Philadelphia, like many large school districts, has let themselves become more concerned with politics rather than doing the right thing. In 2014, the district opened the charter application process for the first time in years. It is no secret MANY of the schools in Philadelphia are failing Black and Brown families. You had players like the Philadelphia Federation of Teachers (PFT) and recently elected Gov. Tom Wolf politicizing the process and requesting no new options be opened up. Yet it was very clear that 80% of the children in district schools were FAILING. The same actors have failed families and communities for decades. Why restrict newer options? Why limit positive impacts? Many members of the SRC caved to the demands of the political players and voted down futures. They left families in struggling schools who aren’t equipped to prepare students to have a productive future. How many of those students will slip through the cracks? I’m going to stick with the district average 80%. Think about this. In a class of 30 students, 24 will fall through the cracks! That means 24 will possibly never live up to their potential. You have impacted their future for years to come. How many possible great Christmas stories were lost on February 18, 2015?

Wait. That is the norm when it comes to tackling education in Philly. Wait. It’s coming. Things are going to change. First, we need to hire this person. Just wait. We need this kind of new governance. Just wait. We need another series of meetings that will last a year. Just wait. The school district of Philadelphia has long been telling families to wait on change. Wait on better. How many years have families been waiting? We don’t stop aging. There were families who waited. They watched for years the toll of the bad education had on their student’s future. They knew somewhere along the road that the student graduating high school would be the highest academic accomplishment they would reach. They stopped seeing a future beyond high school for their child. It’s not that these families didn’t want that but they waited and saw their child receive a bad education. It is almost impossible to move your student to a different school. The good schools are filled up and newer seats are given to students who have better grades. And what about the families whose child is struggling and they want to help? They waited, years, for nothing to happen. Now their student is grown and not making the income they could have made had the District stop telling them to wait and acted! What kind of Christmas story is not happening in many of the families in poor Black and Brown families? How many times did these families listen to a child ask for a toy that they knew they could not buy?

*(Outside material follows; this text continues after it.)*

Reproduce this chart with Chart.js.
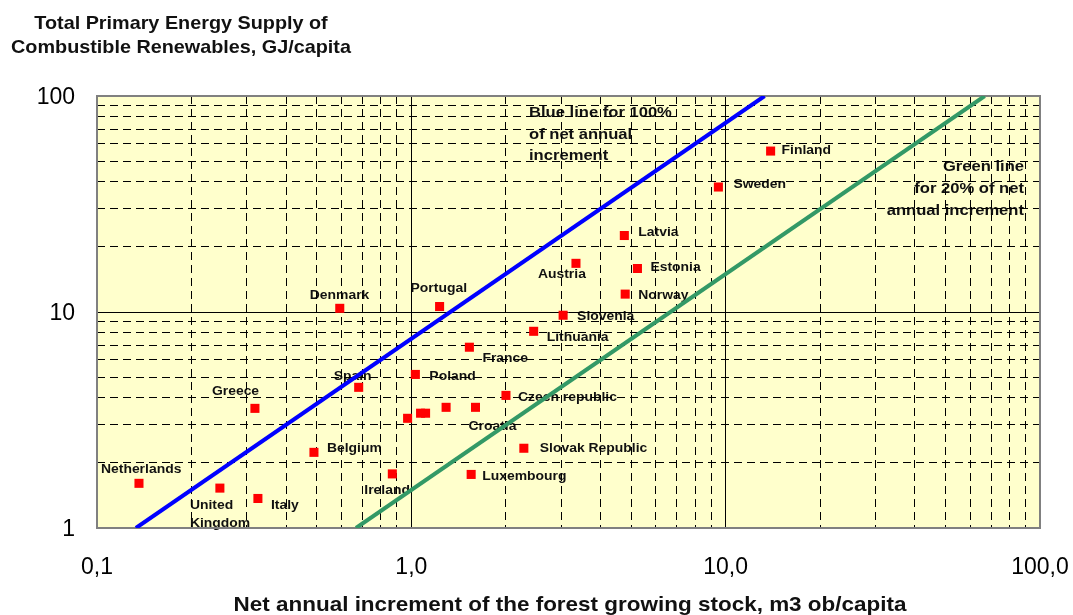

While I could go on, I’ll move to my last point. The school district of Philadelphia spent years ignoring the crisis. The crisis that we face today in education is nothing new. A lot of the same problems existed in the 90s as did when the SRC was formed in the early 2000s. Now the SRC can be voted away but that still doesn’t fix the crisis. The crisis has been the same for years: The public options for poor Black and Brown kids in Philly have failed multiple generations of children. Lean into change. The school district has known this. They have to do the statistics. There have been many studies done. So how can it be the needle has barely moved towards improvement?! Because the crisis isn’t a crisis for everyone. As long as the crisis is not in the space of decision makers, there is no need to move quickly on it. Sad. Families don’t want to live like this. Families don’t want to guess about their futures. Families want to be confident that the education they receive in their neighborhood is sufficient and will open up a plethora of doors. As it stands, families will see more roadblocks than highways towards success. And in the spirit of this post, more families will never get the Christmas stories they want and deserve because the school district took that away from them years before they ever knew it.